§ TASK GOAL:
Quote all of the data exactly as given. Skip every picture it contains.

--- DATA EXCERPT ---

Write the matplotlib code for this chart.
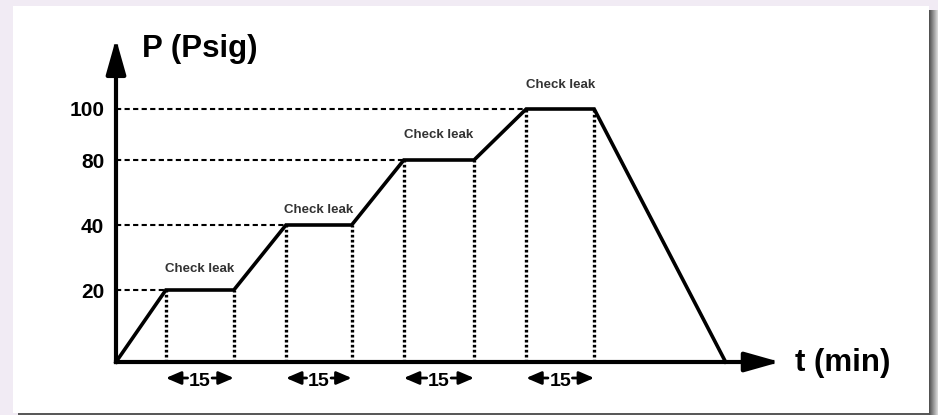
import numpy as np
import matplotlib.pyplot as plt
from matplotlib.patches import Rectangle

plt.rcParams['font.family'] = ['Liberation Sans', 'DejaVu Sans']

# pressure test profile (schematic)
t_min = [0, 11, 26, 37.5, 52, 63.5, 79, 90.5, 105.5, 134.5]
p_psig = [0, 20, 20, 40, 40, 80, 80, 100, 100, 0]
levels = [20, 40, 80, 100]
hold_start = [11, 37.5, 63.5, 90.5]
hold_end = [26, 52, 79, 105.5]
hold_text = "Check leak"
hold_len = "15"

# y axis of the sketch is not to scale -> piecewise scale (value -> height in px)
knot_p = [0, 20, 40, 80, 100, 140]
knot_h = [0, 72, 137, 202, 253, 355]


def fwd(v):
    return np.interp(v, knot_p, knot_h)


def inv(h):
    return np.interp(h, knot_h, knot_p)


W, H = 938, 415
fig = plt.figure(figsize=(W / 100, H / 100), dpi=100, facecolor='#F1EBF4')


def box(x0, y0, x1, y1, color):
    # pixel box, origin top left, kept behind the axes
    fig.add_artist(Rectangle((x0 / W, 1 - y1 / H), (x1 - x0) / W, (y1 - y0) / H,
                             transform=fig.transFigure, color=color, lw=0, zorder=-5))


# white card with a soft shadow
for i in range(9):
    box(929 + i, 10, 930 + i, 415, str(0.32 + 0.065 * i))
box(18, 413, 929, 415, '0.35')
box(13, 6, 929, 413, 'white')

ax = fig.add_axes([116 / W, 53 / H, 664 / W, 320 / H])
ax.set_facecolor('none')
ax.set_yscale('function', functions=(fwd, inv))
ax.set_xlim(0, 146.5)
ax.set_ylim(0, float(inv(320)))
for sp in ax.spines.values():
    sp.set_visible(False)

ax.set_xticks([])
ax.set_yticks(levels)
ax.set_yticklabels([str(v) for v in levels], fontsize=15, fontweight='bold')
ax.tick_params(axis='y', length=0, pad=8.5)

# guide lines
for s, e, lv in zip(hold_start, hold_end, levels):
    ax.plot([0, s], [lv, lv], color='k', lw=1.5, dashes=(2.5, 1.6), clip_on=False)
    ax.vlines([s, e], 0, lv, color='k', lw=2.4, linestyles=[(0, (0.8, 0.7))], clip_on=False)

ax.plot(t_min, p_psig, color='k', lw=2.6, solid_joinstyle='miter', clip_on=False, zorder=3)

# axes arrows
big = dict(arrowstyle='-|>,head_length=0.85,head_width=0.24', mutation_scale=25,
           lw=3, color='k', shrinkA=0, shrinkB=0, capstyle='projecting')
ax.annotate('', xy=(0, 1.01), xytext=(0, 0), xycoords='axes fraction', arrowprops=big)
ax.annotate('', xy=(1, 0), xytext=(0, 0), xycoords='axes fraction', arrowprops=big)

fig.text(142 / W, 1 - 57 / H, 'P (Psig)', fontsize=22.5, fontweight='bold', va='baseline')
fig.text(795 / W, 1 - 371 / H, 't (min)', fontsize=22.5, fontweight='bold', va='baseline')

# hold labels
label_dy = [21, 15, 25, 24]
for s, e, lv, dy in zip(hold_start, hold_end, levels, label_dy):
    ax.annotate(hold_text, xy=((s + e) / 2, lv), xytext=(0, dy * 0.72),
                textcoords='offset points', ha='center', va='center',
                fontsize=9.5, fontweight='bold', color='#333333')

# duration arrows below the axis
trans = ax.get_xaxis_transform()
ya = -16 / 320
small = dict(arrowstyle='-|>,head_length=0.7,head_width=0.3', mutation_scale=13,
             lw=2, color='k', shrinkA=0, shrinkB=0)
for s, e in zip(hold_start, hold_end):
    mid = (s + e) / 2
    ax.text(mid, ya - 0.012, hold_len, transform=trans, ha='center', va='center',
            fontsize=14, fontweight='bold')
    ax.annotate('', xy=(s, ya), xytext=(mid - 2.7, ya), xycoords=trans, arrowprops=small)
    ax.annotate('', xy=(e, ya), xytext=(mid + 2.7, ya), xycoords=trans, arrowprops=small)

fig.savefig('out.png', dpi=100, facecolor=fig.get_facecolor())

---

§ ANSWER TO THIS EXERCISE:
Write the matplotlib code for this chart.
import numpy as np
import matplotlib.pyplot as plt
from matplotlib.patches import Rectangle

plt.rcParams['font.family'] = ['Liberation Sans', 'DejaVu Sans']

# pressure test profile (schematic)
t_min = [0, 11, 26, 37.5, 52, 63.5, 79, 90.5, 105.5, 134.5]
p_psig = [0, 20, 20, 40, 40, 80, 80, 100, 100, 0]
levels = [20, 40, 80, 100]
hold_start = [11, 37.5, 63.5, 90.5]
hold_end = [26, 52, 79, 105.5]
hold_text = "Check leak"
hold_len = "15"

# y axis of the sketch is not to scale -> piecewise scale (value -> height in px)
knot_p = [0, 20, 40, 80, 100, 140]
knot_h = [0, 72, 137, 202, 253, 355]


def fwd(v):
    return np.interp(v, knot_p, knot_h)


def inv(h):
    return np.interp(h, knot_h, knot_p)


W, H = 938, 415
fig = plt.figure(figsize=(W / 100, H / 100), dpi=100, facecolor='#F1EBF4')


def box(x0, y0, x1, y1, color):
    # pixel box, origin top left, kept behind the axes
    fig.add_artist(Rectangle((x0 / W, 1 - y1 / H), (x1 - x0) / W, (y1 - y0) / H,
                             transform=fig.transFigure, color=color, lw=0, zorder=-5))


# white card with a soft shadow
for i in range(9):
    box(929 + i, 10, 930 + i, 415, str(0.32 + 0.065 * i))
box(18, 413, 929, 415, '0.35')
box(13, 6, 929, 413, 'white')

ax = fig.add_axes([116 / W, 53 / H, 664 / W, 320 / H])
ax.set_facecolor('none')
ax.set_yscale('function', functions=(fwd, inv))
ax.set_xlim(0, 146.5)
ax.set_ylim(0, float(inv(320)))
for sp in ax.spines.values():
    sp.set_visible(False)

ax.set_xticks([])
ax.set_yticks(levels)
ax.set_yticklabels([str(v) for v in levels], fontsize=15, fontweight='bold')
ax.tick_params(axis='y', length=0, pad=8.5)

# guide lines
for s, e, lv in zip(hold_start, hold_end, levels):
    ax.plot([0, s], [lv, lv], color='k', lw=1.5, dashes=(2.5, 1.6), clip_on=False)
    ax.vlines([s, e], 0, lv, color='k', lw=2.4, linestyles=[(0, (0.8, 0.7))], clip_on=False)

ax.plot(t_min, p_psig, color='k', lw=2.6, solid_joinstyle='miter', clip_on=False, zorder=3)

# axes arrows
big = dict(arrowstyle='-|>,head_length=0.85,head_width=0.24', mutation_scale=25,
           lw=3, color='k', shrinkA=0, shrinkB=0, capstyle='projecting')
ax.annotate('', xy=(0, 1.01), xytext=(0, 0), xycoords='axes fraction', arrowprops=big)
ax.annotate('', xy=(1, 0), xytext=(0, 0), xycoords='axes fraction', arrowprops=big)

fig.text(142 / W, 1 - 57 / H, 'P (Psig)', fontsize=22.5, fontweight='bold', va='baseline')
fig.text(795 / W, 1 - 371 / H, 't (min)', fontsize=22.5, fontweight='bold', va='baseline')

# hold labels
label_dy = [21, 15, 25, 24]
for s, e, lv, dy in zip(hold_start, hold_end, levels, label_dy):
    ax.annotate(hold_text, xy=((s + e) / 2, lv), xytext=(0, dy * 0.72),
                textcoords='offset points', ha='center', va='center',
                fontsize=9.5, fontweight='bold', color='#333333')

# duration arrows below the axis
trans = ax.get_xaxis_transform()
ya = -16 / 320
small = dict(arrowstyle='-|>,head_length=0.7,head_width=0.3', mutation_scale=13,
             lw=2, color='k', shrinkA=0, shrinkB=0)
for s, e in zip(hold_start, hold_end):
    mid = (s + e) / 2
    ax.text(mid, ya - 0.012, hold_len, transform=trans, ha='center', va='center',
            fontsize=14, fontweight='bold')
    ax.annotate('', xy=(s, ya), xytext=(mid - 2.7, ya), xycoords=trans, arrowprops=small)
    ax.annotate('', xy=(e, ya), xytext=(mid + 2.7, ya), xycoords=trans, arrowprops=small)

fig.savefig('out.png', dpi=100, facecolor=fig.get_facecolor())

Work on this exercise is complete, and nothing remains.